Université de Franche-Comté

Le vrai prix de la transmission agricole

 

Champlitte (70). Photo Le petit explorateur

La valeur d’une exploitation agricole ne se calcule pas seulement sur la base d’un nombre d’hectares ou de têtes de bétail. Aux considérations d’ordre économique s’ajoute une dimension immatérielle, proche de l’affectif, dès lors qu’il s’agit pour un agriculteur de confier son entreprise à d’autres mains. Sa volonté d’assurer la pérennité de l’exploitation s’inscrit pour lui en filigrane dans les clauses de la succession.

C’est pour mieux appréhender cet aspect symbolique de la transmission que le Laboratoire de sociologie et d’anthropologie de l’université de Franche-Comté (LASA) participe depuis 2017 au projet FARM VALUE, financé par l’ANR, en collaboration avec des économistes de l’université de Rennes et des sociologues de l’ENSA de Toulouse.

Professeure de sociologie, Dominique Jacques-Jouvenot est depuis longtemps impliquée par ses recherches dans les affaires de transmission d’exploitations. Avec son équipe du LASA, elle mène l’enquête sur le terrain pour FARM VALUE afin de déterminer ce qui fonde la part irrationnelle de la valeur d’un bien, dans le domaine de l’élevage.

« La valeur économique d’une exploitation en Franche-Comté varie du simple au double selon qu’elle se trouve en plaine ou sur les hauteurs du Jura, sur une terre à comté. Mais la problématique est la même partout : trouver un repreneur qui saura continuer à la faire vivre. Les exploitants sont animés par le sentiment d’être dépositaires d’un patrimoine, le temps d’une vie, et par une loyauté intergénérationnelle très significative. Et cet aspect des choses a une réelle influence sur le prix de vente d’une exploitation. »

 

Reproduction du schéma familial

En général, l’ensemble de la famille espère que la ferme va trouver repreneur dans ses rangs. Même si cette transmission est souvent source de discussions animées, voire de brouilles dans la famille, chacun souhaite que l’histoire se poursuive avec une nouvelle génération. Celui qui reprendra le flambeau paie cher son privilège : il subit à la fois la pression financière, avec un endettement souvent lourd, et la pression familiale, pour la dette qu’il contracte envers les autres. « Il est à la fois détenteur du droit d’hériter et obligé par le devoir de pérennité », remarque Dominique Jacques-Jouvenot.

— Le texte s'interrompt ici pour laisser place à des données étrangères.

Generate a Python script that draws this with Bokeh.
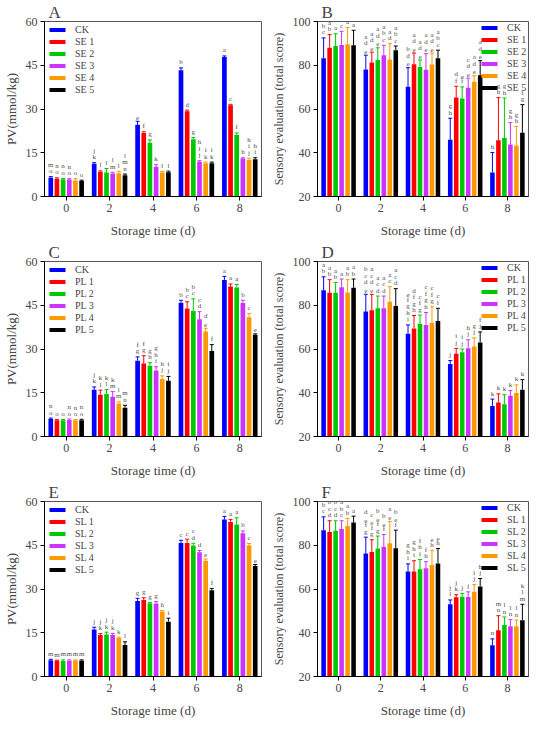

Parce que la question est prioritaire pour lui, le cédant est prêt à négocier les prix à la baisse pour ne pas pénaliser son repreneur avec des montants souvent très élevés, au minimum 200 000 euros pour les exploitations dont il est question dans l’étude.

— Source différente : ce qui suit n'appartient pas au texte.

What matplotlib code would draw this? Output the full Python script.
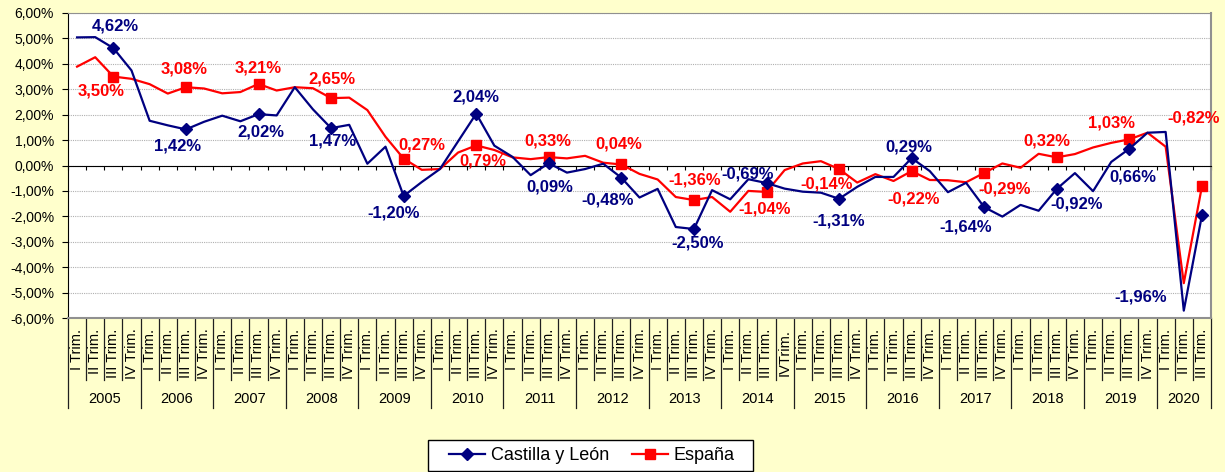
import matplotlib
matplotlib.use("Agg")
from matplotlib import pyplot as plt
from matplotlib import transforms
from matplotlib.patches import Rectangle
from matplotlib.ticker import FuncFormatter, MultipleLocator

plt.rcParams['font.family'] = ['Liberation Sans', 'DejaVu Sans']

years = [str(y) for y in range(2005, 2021)]
quarters = ["I Trim.", "II Trim.", "III Trim.", "IV Trim."]

# tasa de variacion interanual (%) por trimestre, 2005 I - 2020 III
castilla = [5.04, 5.05, 4.62, 3.74, 1.76, 1.58, 1.42, 1.72, 1.96, 1.74, 2.02, 1.97,
            3.08, 2.21, 1.47, 1.60, 0.07, 0.74, -1.20, -0.65, -0.14, 0.95, 2.04, 0.78,
            0.34, -0.38, 0.09, -0.28, -0.14, 0.07, -0.48, -1.26, -0.92, -2.42, -2.50, -0.97,
            -1.33, -0.54, -0.69, -0.91, -1.03, -1.07, -1.31, -0.84, -0.45, -0.45, 0.29, -0.22,
            -1.05, -0.68, -1.64, -2.01, -1.55, -1.78, -0.92, -0.30, -1.01, 0.14, 0.66, 1.29,
            1.32, -5.71, -1.96]
espana = [3.89, 4.26, 3.50, 3.41, 3.20, 2.83, 3.08, 3.03, 2.84, 2.89, 3.21, 2.95,
          3.08, 3.04, 2.65, 2.67, 2.18, 1.13, 0.27, -0.17, -0.14, 0.51, 0.79, 0.61,
          0.32, 0.25, 0.33, 0.28, 0.38, 0.11, 0.04, -0.33, -0.55, -1.24, -1.36, -1.24,
          -1.82, -1.00, -1.04, -0.18, 0.08, 0.17, -0.14, -0.67, -0.34, -0.61, -0.22, -0.57,
          -0.58, -0.66, -0.29, 0.08, -0.09, 0.46, 0.32, 0.45, 0.71, 0.89, 1.03, 1.29,
          0.74, -4.63, -0.82]

# etiquetas: desplazamiento (px) respecto al marcador del III trimestre
off_cyl = [(2, 22), (-8, -17), (2, -18), (1, -13), (-10, -17), (0, 17), (1, -24), (-14, -22),
           (4, -14), (-19, 9), (0, -22), (-3, 11), (-19, -20), (20, -15), (4, -28), (-61, -82)]
off_esp = [(-12, -14), (-2, 18), (0, 16), (1, 19), (18, 14), (7, -16), (-1, 16), (-3, 20),
           (1, 20), (-2, -17), (-12, -15), (2, -28), (20, -16), (-10, 16), (-18, 16), (-8, 68)]

navy = "#000080"
red = "#FF0000"
n = len(castilla)
x = [i + 0.5 for i in range(n)]
mk = list(range(2, n, 4))

fig = plt.figure(figsize=(12.25, 4.72), dpi=100, facecolor="#FFFFCC")
ax = fig.add_axes([68 / 1225, 1 - 318 / 472, (1211 - 68) / 1225, (318 - 13) / 472])
ax.set_facecolor("white")

ax.plot(x, castilla, color=navy, lw=1.6, marker="D", ms=6, markevery=mk,
        label="Castilla y León", zorder=4)
ax.plot(x, espana, color=red, lw=1.6, marker="s", ms=7, markevery=mk,
        label="España", zorder=3)

def pct(v):
    return "{:.2f}%".format(v).replace(".", ",")

for k, i in enumerate(mk):
    ax.annotate(pct(castilla[i]), (x[i], castilla[i]), xytext=off_cyl[k],
                textcoords="offset pixels", ha="center", va="center",
                color=navy, fontsize=12, fontweight="bold", zorder=6)
    ax.annotate(pct(espana[i]), (x[i], espana[i]), xytext=off_esp[k],
                textcoords="offset pixels", ha="center", va="center",
                color=red, fontsize=12, fontweight="bold", zorder=6)

ax.set_xlim(0, n)
ax.set_ylim(-6, 6)
ax.yaxis.set_major_locator(MultipleLocator(1))
ax.yaxis.set_major_formatter(FuncFormatter(lambda v, p: pct(v)))
ax.grid(axis="y", color="#B0B0B0", ls=(0, (1, 1)), lw=0.8)
ax.set_axisbelow(True)
ax.tick_params(axis="y", direction="out", length=4, labelsize=10, pad=6)

ax.spines["bottom"].set_position(("data", 0))
ax.spines["bottom"].set_color("black")
ax.spines["left"].set_color("black")
ax.spines["top"].set_color("#909090")
ax.spines["right"].set_color("#909090")
ax.spines["right"].set_linewidth(1.5)
ax.set_xticks(range(n + 1))
ax.tick_params(axis="x", direction="out", length=3, labelbottom=False)
ax.axhline(-6, color="#909090", lw=1.5, clip_on=False, zorder=5)

# eje de categorias bajo el grafico
tr = transforms.blended_transform_factory(ax.transData, ax.transAxes)
for i in range(n):
    lab = quarters[i % 4]
    if years[i // 4] == "2014" and i % 4 == 3:
        lab = "IVTrim."
    ax.text(i + 0.5, -0.035, lab, transform=tr, rotation=90, ha="center", va="top",
            fontsize=10.5)
for b in range(n + 1):
    y1 = -0.295 if b % 4 == 0 or b == n else -0.203
    ax.plot([b, b], [0, y1], transform=tr, color="#202020", lw=0.9, clip_on=False)
for j, yr in enumerate(years):
    end = min(4 * j + 4, n)
    ax.text((4 * j + end) / 2, -0.266, yr, transform=tr, ha="center", va="center",
            fontsize=10.5)

# leyenda con marco propio (mas ancho que el texto)
fig.patches.append(Rectangle((428 / 1225, 1 - 471 / 472), 325 / 1225, 31 / 472,
                             transform=fig.transFigure, facecolor="white",
                             edgecolor="black", lw=1.0, zorder=1))
leg = fig.legend(loc="center", bbox_to_anchor=(592 / 1225, 1 - 455.5 / 472), ncol=2,
                 frameon=False, fontsize=13, handlelength=2.0, handletextpad=0.3,
                 columnspacing=1.3, borderpad=0.25, borderaxespad=0)
leg.set_zorder(2)

fig.savefig("out.png", dpi=100, facecolor=fig.get_facecolor())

Cependant les successeurs sont pour la plupart des personnes étrangères à la famille, soit parce qu’il n’y a pas de fils pour continuer, soit parce qu’ils ne sont pas intéressés par le métier ou peu enclins à engager les sommes nécessaires; les filles sont par ailleurs très peu investies dans le domaine de l’élevage, en tant qu’exploitantes. Pour le nouveau venu, une transition d’un an ou deux est imposée, pendant laquelle il va faire ses armes, accompagné par le cédant sous une forme ou une autre de collaboration. Ce passage obligé prend souvent des allures de mise à l’épreuve, c’est une période d’essai au terme de laquelle le cédant sera conforté ou non dans son choix. Si la confiance est acquise, on observe que le schéma familial se reproduit. « Il se reconstruit une parenté là où il n’y en a pas. Il faut bien comprendre qu’une transmission réussie est un enjeu psychologiquement capital pour le cédant, pour qui il est très difficile d’assumer d’avoir à casser la lignée familiale. »

Le projet FARM VALUE atteste pour la première fois l’importance de cette dimension subjective dans l’établissement du prix des exploitations agricoles ; ces éléments de connaissance s’ajoutent aux estimations économiques pour donner un sens nouveau à leur évaluation.